Real-Data Fixtures
==================

MARIO keeps a small set of real-data fixtures in the repository to catch the
kind of bugs that synthetic toy tables usually miss: layout drift, workbook
quirks, parser normalization mistakes, and export roundtrip regressions.

There are two distinct fixture families in the current test setup:

Vendored fixtures
   Small redistributable workbooks committed under
   ``tests/fixtures/realdata``. These are used in CI and should stay compact
   and stable.

External local datasets
   Larger or non-redistributable datasets discovered through local environment
   configuration in ``tests/parsers/test_external_realdata_workflow.py``.


What the Vendored Fixtures Cover
--------------------------------

The committed fixtures are split into:

* ``tests/fixtures/realdata/data`` for MARIO-readable IOT and SUT workbooks;
* ``tests/fixtures/realdata/aggregations`` for aggregation templates applied to
  those workbooks.

The central regression harness is
``tests/parsers/test_realdata_workbooks.py``. It uses these fixtures to
verify:

* Excel parsing across legacy and explicit layout variants;
* TXT and Parquet roundtrips in both matrix and flat export modes;
* aggregation workflows across IOT and SUT cases;
* preservation of flow blocks and units after re-import.

These fixtures are intentionally small, but they should still be structurally
representative. The goal is not statistical realism; it is coverage of the
layouts and conventions that have broken before.


What Belongs in a Vendored Fixture
----------------------------------

A fixture is a good candidate for ``tests/fixtures/realdata`` when it is:

* legally redistributable inside the repository;
* small enough for fast CI runs;
* representative of a parser or export edge case that synthetic tables do not
  exercise well;
* stable enough that expected behaviour can be asserted over time.

Typical good reasons to add one are:

* a new row-index layout for ``V`` or ``E`` blocks;
* a source-specific regression that only appears on real workbook structure;
* an aggregation case that depends on realistic labels or sheet organization;
* a roundtrip bug that needs a permanent non-synthetic reproducer.

Very large source dumps, confidential files, or datasets that are mostly
duplicates of existing fixture coverage should stay out of the vendored set.


How to Add a New Vendored Fixture
---------------------------------

For the current test harness, the workflow is:

1. add the workbook under ``tests/fixtures/realdata/data``;
2. add or reuse any matching aggregation templates under
   ``tests/fixtures/realdata/aggregations``;
3. register the case in ``REALDATA_DATASETS`` inside
   ``tests/parsers/test_realdata_workbooks.py`` with:

   * ``table`` set to ``"IOT"`` or ``"SUT"``;
   * ``matrix_layouts`` describing any non-default row layout expectations;
   * ``aggregation_files`` listing compatible aggregation workbooks.

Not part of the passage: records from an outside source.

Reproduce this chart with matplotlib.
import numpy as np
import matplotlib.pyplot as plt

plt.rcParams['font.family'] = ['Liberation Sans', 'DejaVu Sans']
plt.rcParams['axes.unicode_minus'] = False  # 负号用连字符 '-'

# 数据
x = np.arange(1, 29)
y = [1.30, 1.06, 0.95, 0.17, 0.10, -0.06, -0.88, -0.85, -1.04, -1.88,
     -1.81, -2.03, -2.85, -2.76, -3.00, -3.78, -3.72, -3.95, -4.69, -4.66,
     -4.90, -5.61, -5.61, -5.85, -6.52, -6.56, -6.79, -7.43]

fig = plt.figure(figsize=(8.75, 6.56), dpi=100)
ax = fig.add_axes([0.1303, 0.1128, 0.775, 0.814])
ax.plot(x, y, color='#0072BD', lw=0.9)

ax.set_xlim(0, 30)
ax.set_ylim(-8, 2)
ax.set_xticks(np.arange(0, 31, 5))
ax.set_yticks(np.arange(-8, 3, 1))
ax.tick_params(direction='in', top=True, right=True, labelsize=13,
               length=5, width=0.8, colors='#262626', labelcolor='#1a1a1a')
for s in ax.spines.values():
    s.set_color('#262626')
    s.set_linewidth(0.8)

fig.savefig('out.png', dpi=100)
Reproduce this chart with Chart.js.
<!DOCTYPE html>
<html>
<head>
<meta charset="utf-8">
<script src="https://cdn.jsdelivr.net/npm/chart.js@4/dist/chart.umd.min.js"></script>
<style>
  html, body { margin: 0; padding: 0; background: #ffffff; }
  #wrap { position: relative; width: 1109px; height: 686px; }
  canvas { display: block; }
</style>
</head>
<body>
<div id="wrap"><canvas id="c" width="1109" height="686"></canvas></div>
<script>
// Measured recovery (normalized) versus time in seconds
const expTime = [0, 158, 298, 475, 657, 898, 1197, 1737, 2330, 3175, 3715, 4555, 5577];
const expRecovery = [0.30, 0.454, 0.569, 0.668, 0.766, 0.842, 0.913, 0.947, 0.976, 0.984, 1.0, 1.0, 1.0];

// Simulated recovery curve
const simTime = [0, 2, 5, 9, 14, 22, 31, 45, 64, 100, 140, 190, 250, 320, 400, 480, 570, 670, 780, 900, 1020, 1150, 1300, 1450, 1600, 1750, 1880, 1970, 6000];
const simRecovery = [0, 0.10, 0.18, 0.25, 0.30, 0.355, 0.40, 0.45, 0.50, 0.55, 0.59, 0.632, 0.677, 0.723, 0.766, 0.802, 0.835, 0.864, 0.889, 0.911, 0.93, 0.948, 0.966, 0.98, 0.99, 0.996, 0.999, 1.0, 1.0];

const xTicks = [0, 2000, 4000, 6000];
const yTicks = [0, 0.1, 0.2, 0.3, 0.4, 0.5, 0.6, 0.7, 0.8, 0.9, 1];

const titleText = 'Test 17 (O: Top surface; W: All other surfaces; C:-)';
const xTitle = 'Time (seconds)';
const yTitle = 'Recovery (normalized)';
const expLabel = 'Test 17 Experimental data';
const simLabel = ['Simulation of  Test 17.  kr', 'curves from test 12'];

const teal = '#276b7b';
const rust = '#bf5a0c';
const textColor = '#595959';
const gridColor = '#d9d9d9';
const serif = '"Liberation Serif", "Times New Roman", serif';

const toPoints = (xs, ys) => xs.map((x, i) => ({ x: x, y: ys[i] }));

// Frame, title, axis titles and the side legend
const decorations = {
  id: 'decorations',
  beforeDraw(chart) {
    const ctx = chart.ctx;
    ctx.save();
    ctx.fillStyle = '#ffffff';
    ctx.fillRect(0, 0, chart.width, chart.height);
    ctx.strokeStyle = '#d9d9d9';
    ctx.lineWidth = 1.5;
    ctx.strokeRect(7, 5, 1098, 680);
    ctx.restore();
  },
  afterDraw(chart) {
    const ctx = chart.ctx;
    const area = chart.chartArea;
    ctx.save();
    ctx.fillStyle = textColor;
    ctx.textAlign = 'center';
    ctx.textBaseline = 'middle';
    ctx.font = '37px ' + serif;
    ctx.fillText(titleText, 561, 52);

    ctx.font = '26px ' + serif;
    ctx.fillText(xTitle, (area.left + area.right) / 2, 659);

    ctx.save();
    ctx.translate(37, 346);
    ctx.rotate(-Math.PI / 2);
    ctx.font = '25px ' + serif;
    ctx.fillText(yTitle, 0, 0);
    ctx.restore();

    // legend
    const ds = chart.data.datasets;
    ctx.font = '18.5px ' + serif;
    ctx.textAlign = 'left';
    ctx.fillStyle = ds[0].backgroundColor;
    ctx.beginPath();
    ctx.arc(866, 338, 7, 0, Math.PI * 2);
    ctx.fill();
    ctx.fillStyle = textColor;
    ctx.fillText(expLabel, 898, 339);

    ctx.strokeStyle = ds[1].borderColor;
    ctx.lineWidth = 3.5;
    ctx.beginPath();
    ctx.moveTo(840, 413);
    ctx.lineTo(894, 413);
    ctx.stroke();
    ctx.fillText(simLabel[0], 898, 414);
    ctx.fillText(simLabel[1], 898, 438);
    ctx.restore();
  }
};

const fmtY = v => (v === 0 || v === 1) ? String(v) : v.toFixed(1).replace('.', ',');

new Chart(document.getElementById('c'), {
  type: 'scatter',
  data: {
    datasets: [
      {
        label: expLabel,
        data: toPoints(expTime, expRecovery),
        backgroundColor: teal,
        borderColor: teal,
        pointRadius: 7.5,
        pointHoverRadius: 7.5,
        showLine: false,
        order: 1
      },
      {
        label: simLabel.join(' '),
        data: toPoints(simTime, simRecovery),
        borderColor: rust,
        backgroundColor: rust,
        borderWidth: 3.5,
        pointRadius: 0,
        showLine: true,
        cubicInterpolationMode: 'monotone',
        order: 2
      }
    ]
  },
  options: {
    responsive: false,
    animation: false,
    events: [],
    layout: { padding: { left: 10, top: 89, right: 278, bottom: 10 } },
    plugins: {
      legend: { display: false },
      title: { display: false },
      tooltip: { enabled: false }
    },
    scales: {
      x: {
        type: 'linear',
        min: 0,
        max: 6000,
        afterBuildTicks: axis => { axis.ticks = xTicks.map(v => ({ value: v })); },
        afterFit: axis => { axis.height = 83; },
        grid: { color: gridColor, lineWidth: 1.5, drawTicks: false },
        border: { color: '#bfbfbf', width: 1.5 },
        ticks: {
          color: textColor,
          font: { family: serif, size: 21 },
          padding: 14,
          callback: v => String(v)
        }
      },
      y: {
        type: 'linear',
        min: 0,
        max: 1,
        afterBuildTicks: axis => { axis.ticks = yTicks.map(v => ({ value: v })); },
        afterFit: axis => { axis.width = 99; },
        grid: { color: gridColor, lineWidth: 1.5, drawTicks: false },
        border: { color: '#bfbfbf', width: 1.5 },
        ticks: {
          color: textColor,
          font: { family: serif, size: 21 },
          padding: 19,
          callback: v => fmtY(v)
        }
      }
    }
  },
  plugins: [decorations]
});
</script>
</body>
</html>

Once registered, the existing parametrized tests will automatically include the
new case in parser, export, roundtrip, and aggregation coverage.


Layout Variants Matter
----------------------

These fixtures are not only about parser breadth. They also pin down supported
layout variants.

For example, ``tests/test_realdata_workbooks.py`` distinguishes cases such as:

* legacy IOT/SUT workbooks;
* ``V`` indexed only by ``Region`` versus ``Region`` + ``Sector`` or
  ``Activity``;
* ``E`` indexed only by ``Region`` versus richer explicit layouts.

When you add a new fixture, think in terms of which public layout contract it
is proving, not only which file happens to parse on your machine.


External Real-Data Workflows
----------------------------

Some parser checks cannot live in the repository because the datasets are too
large, licensed differently, or environment-specific.

Those workflows are handled by
``tests/parsers/test_external_realdata_workflow.py`` and the optional env file
``tests/realdata.local.env``. Start from the committed example file
``tests/realdata.env.example`` and copy it locally. The relevant variables are:

* ``MARIO_REALDATA_ROOT``;
* ``MARIO_REALDATA_CONFIG``;
* ``MARIO_REALDATA_FILTER``;
* ``MARIO_REALDATA_RUN_AGGREGATE``.

If needed, you can also override the env-file location itself with
``MARIO_REALDATA_ENV``.

Use that path when the goal is to validate a local mirror of a real source
family without making the repository heavier or less shareable.


Recommended Verification
------------------------

For vendored fixtures, the minimum useful check is:

.. code-block:: bash

   pytest tests/parsers/test_realdata_workbooks.py -q

For local external datasets, run:

.. code-block:: bash

   cp tests/realdata.env.example tests/realdata.local.env
   pytest tests/parsers/test_external_realdata_workflow.py -q

before merging parser changes that rely on those sources.